5 Things You Didn't Know About Mount St. Helens

On this day in 1980, Mount St. Helens, a volcanic peak in southwestern Washington, erupted, killing 57 people. Here are 5 things you probably didn’t know about the events that led to the eruption and the dangerous consequences…

There Was Advance Warning That Mount St. Helens Would Erupt

Several months before the devastating eruption of Mount St. Helens, small earthquakes began occurring, so a new seismograph system was installed by the University of Washington, particularly near the volcano. On March 20, there was a 4.2-magnitude earthquake and tremors grew steadily. The U.S. Forest Service and U.S. Geological Survey held conferences and deployed teams, which went out and placed research posts, along with taking readings and photos. It was determined that the north side of Mount St. Helens had developed a bulge that was increasing six feet each day, and it was just a matter of time before an eruption occurred.

A Landslide Set Off the Explosion

Two people performing an aerial survey at the volcano spotted where a landslide had recently occurred, and seconds later, the north face of Mount Saint Helens collapsed, which released the trapped magma and superheated gases in a massive explosion. The blast wiped out everything within eight miles and leveled century-old trees for a distance of 19 miles. The direct force of the blast covered almost 230 square miles, leaving the heavily forested areas still standing but dead.

The Explosion Was Heard a Long Distance Away

The blast of the volcanic explosion at Mount St. Helens was so strong that people in California, Idaho, Montana and British Columbia heard it. However, those living in closer cities such as Portland, Oregon, which is 50 miles away, heard nothing because they were inside the quiet zone. This is related to the complexity of sound waves, depending on air motion, temperature, topography and atmosphere.

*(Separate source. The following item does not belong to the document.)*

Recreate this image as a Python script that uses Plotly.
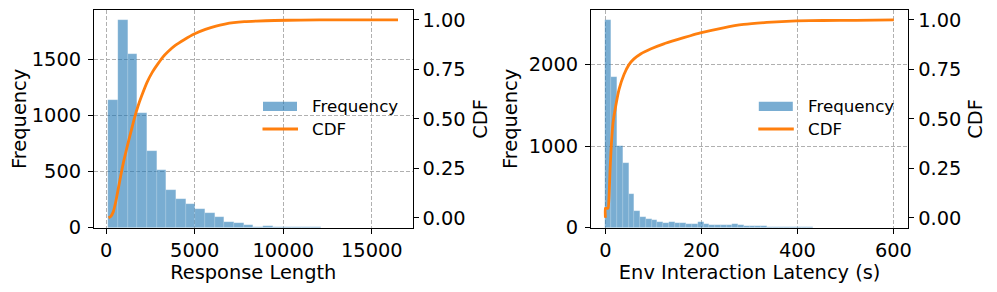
import numpy as np
import plotly.graph_objects as go

# ---------------- Data ----------------
# Left panel: Response Length
resp_range = [130, 16480]          # histogram data range (min, max)
resp_counts = [1133, 1846, 1543, 1018, 685, 513, 336, 252, 211, 166,
               131, 95, 48, 45, 21, 9, 15, 6, 6, 3,
               2, 2, 1, 1, 1, 1, 0, 0, 0, 1]
resp_cdf_x = [130, 250, 400, 550, 700, 850, 1000, 1200, 1400, 1600, 1800,
              2000, 2300, 2600, 2900, 3200, 3500, 3900, 4400, 5000, 5600,
              6200, 6700, 7200, 7800, 8500, 9500, 11000, 13000, 16480]
resp_cdf_y = [0.0, 0.006, 0.03, 0.085, 0.155, 0.225, 0.29, 0.365, 0.435, 0.505,
              0.565, 0.615, 0.683, 0.735, 0.775, 0.812, 0.84, 0.871, 0.90, 0.93,
              0.952, 0.969, 0.979, 0.986, 0.991, 0.994, 0.997, 0.999, 1.0, 1.0]

# Right panel: Env Interaction Latency (s)
lat_range = [0, 601]
lat_counts = [2539, 1845, 996, 788, 408, 204, 135, 102, 94, 73,
              61, 65, 57, 53, 49, 49, 65, 41, 33, 29,
              33, 33, 41, 29, 24, 20, 20, 16, 12, 12,
              8, 8, 4, 4, 4, 4, 2, 2, 1, 1,
              1, 1, 1, 0, 1, 0, 0, 1, 0, 1]
lat_cdf_x = [0, 0, 5.5, 7.6, 9.7, 12.4, 15.9, 21.4, 28.4, 38.7, 49.1, 59.5,
             73.3, 94, 121.7, 149.4, 177, 197.8, 246, 288, 336, 398, 453, 522, 601]
lat_cdf_y = [0.0, 0.048, 0.048, 0.111, 0.246, 0.372, 0.481, 0.564, 0.649, 0.724,
             0.774, 0.803, 0.828, 0.853, 0.879, 0.90, 0.92, 0.934, 0.96, 0.977,
             0.987, 0.995, 0.997, 0.998, 1.0]

# Ticks
resp_xticks = [0, 5000, 10000, 15000]
resp_yticks = [0, 500, 1000, 1500]
lat_xticks = [0, 200, 400, 600]
lat_yticks = [0, 1000, 2000]
cdf_ticks = [0.0, 0.25, 0.5, 0.75, 1.0]

# ---------------- Styling ----------------
OFF = 8                      # page body margin of the html page
W, H = 997 - 2 * OFF, 292 - 2 * OFF
BAR = "rgba(31,119,180,0.6)"
ORANGE = "#ff7f0e"
FONT = dict(family="DejaVu Sans", size=19.4, color="black")
LEGFONT = dict(family="DejaVu Sans", size=16.7, color="black")
GRID = dict(showgrid=True, gridcolor="#b0b0b0", gridwidth=0.8, griddash="4px,2px")
AX = dict(showline=True, linecolor="black", linewidth=1.1, ticks="outside",
          ticklen=5, tickwidth=1.1, tickcolor="black", zeroline=False,
          tickfont=FONT, title_font=FONT, exponentformat="none", automargin=False)


def centers(rng, counts):
    edges = np.linspace(rng[0], rng[1], len(counts) + 1)
    return (edges[:-1] + edges[1:]) / 2, edges[1] - edges[0]


def hx(p):
    return (p - OFF) / W


def hy(p):
    return 1 - (p - OFF) / H


rc, rw = centers(resp_range, resp_counts)
lc, lw = centers(lat_range, lat_counts)

BAR_LINE = dict(width=0.4, color="rgba(255,255,255,0.35)")

fig = go.Figure()
fig.add_trace(go.Bar(x=rc, y=resp_counts, width=rw, name="Frequency",
                     marker=dict(color=BAR, line=BAR_LINE), xaxis="x", yaxis="y"))
fig.add_trace(go.Scatter(x=resp_cdf_x, y=resp_cdf_y, mode="lines", name="CDF",
                         line=dict(color=ORANGE, width=2.8, shape="spline", smoothing=0.6),
                         xaxis="x", yaxis="y2"))
fig.add_trace(go.Bar(x=lc, y=lat_counts, width=lw, name="Frequency",
                     marker=dict(color=BAR, line=BAR_LINE), xaxis="x2", yaxis="y3"))
fig.add_trace(go.Scatter(x=lat_cdf_x, y=lat_cdf_y, mode="lines", name="CDF",
                         line=dict(color=ORANGE, width=2.8, shape="spline", smoothing=0.4),
                         xaxis="x2", yaxis="y4"))

ydom = [hy(227.7), hy(10)]
L = [94, 412.5]
R = [591, 908.3]


def pad_range(rng, frac=0.05):
    d = rng[1] - rng[0]
    return [rng[0] - frac * d, rng[1] + frac * d]


fig.update_layout(
    width=W, height=H, autosize=False,
    margin=dict(l=0, r=0, t=0, b=0),
    paper_bgcolor="white", plot_bgcolor="white",
    showlegend=False, bargap=0, font=FONT,
    xaxis=dict(domain=[hx(L[0]), hx(L[1])], anchor="y", range=pad_range(resp_range),
               tickvals=resp_xticks, ticktext=[str(t) for t in resp_xticks],
               mirror=True, title=dict(text="Response Length", standoff=5), **GRID, **AX),
    yaxis=dict(domain=ydom, anchor="x", range=[0, max(resp_counts) * 1.05],
               tickvals=resp_yticks, ticktext=[str(t) for t in resp_yticks],
               ticklabelstandoff=3,
               title=dict(text="Frequency", standoff=5), **GRID, **AX),
    yaxis2=dict(overlaying="y", side="right", anchor="x", range=[-0.05, 1.05],
                tickvals=cdf_ticks, ticktext=[f"{t:.2f}" for t in cdf_ticks],
                showgrid=False, title=dict(text="CDF", standoff=8), **AX),
    xaxis2=dict(domain=[hx(R[0]), hx(R[1])], anchor="y3", range=pad_range(lat_range),
                tickvals=lat_xticks, ticktext=[str(t) for t in lat_xticks],
                mirror=True, title=dict(text="Env Interaction Latency (s)", standoff=5),
                **GRID, **AX),
    yaxis3=dict(domain=ydom, anchor="x2", range=[0, max(lat_counts) * 1.05],
                tickvals=lat_yticks, ticktext=[str(t) for t in lat_yticks],
                ticklabelstandoff=3,
                title=dict(text="Frequency", standoff=5), **GRID, **AX),
    yaxis4=dict(overlaying="y3", side="right", anchor="x2", range=[-0.05, 1.05],
                tickvals=cdf_ticks, ticktext=[f"{t:.2f}" for t in cdf_ticks],
                showgrid=False, title=dict(text="CDF", standoff=8), **AX),
)

# Manual legends (matplotlib style, frameless)
shapes = []
annos = []
for right_edge in (L[1], R[1]):
    x0 = right_edge - 149.5
    shapes.append(dict(type="rect", xref="paper", yref="paper",
                       x0=hx(x0), x1=hx(x0 + 34), y0=hy(111), y1=hy(101.7),
                       fillcolor=BAR, line=dict(width=0), layer="above"))
    shapes.append(dict(type="line", xref="paper", yref="paper",
                       x0=hx(x0 - 0.5), x1=hx(x0 + 35), y0=hy(129), y1=hy(129),
                       line=dict(color=ORANGE, width=2.8), layer="above"))
    annos.append(dict(text="Frequency", xref="paper", yref="paper", x=hx(x0 + 47),
                      y=hy(106.3), xanchor="left", yanchor="middle", showarrow=False,
                      font=LEGFONT))
    annos.append(dict(text="CDF", xref="paper", yref="paper", x=hx(x0 + 47),
                      y=hy(129), xanchor="left", yanchor="middle", showarrow=False,
                      font=LEGFONT))
fig.update_layout(shapes=shapes, annotations=annos)

fig.write_html("out.html")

The Ash Plume Was More Than 80,000 Feet High

After the mountain’s summit had collapsed on its north side, a black, choking smoke and ash cloud appeared that rose high enough that people hundreds of miles away could view it. Within 15 minutes, it formed a mushroom cloud 15 miles across and more than 10,000 feet high. Because winds were strong, cities and nearby states experienced the ash fall.

The Eruption Killed 57 People

Even though the area around Mount St. Helens was lightly populated, it destroyed hundreds of houses and killed around 7,000 large animals such as bears and deer. Fifty-seven people died from breathing in the ash or were buried alive. One local resident, Harry Randall Truman, was adamant about staying in his home and is assumed to have died because of the eruption, but his body was never found.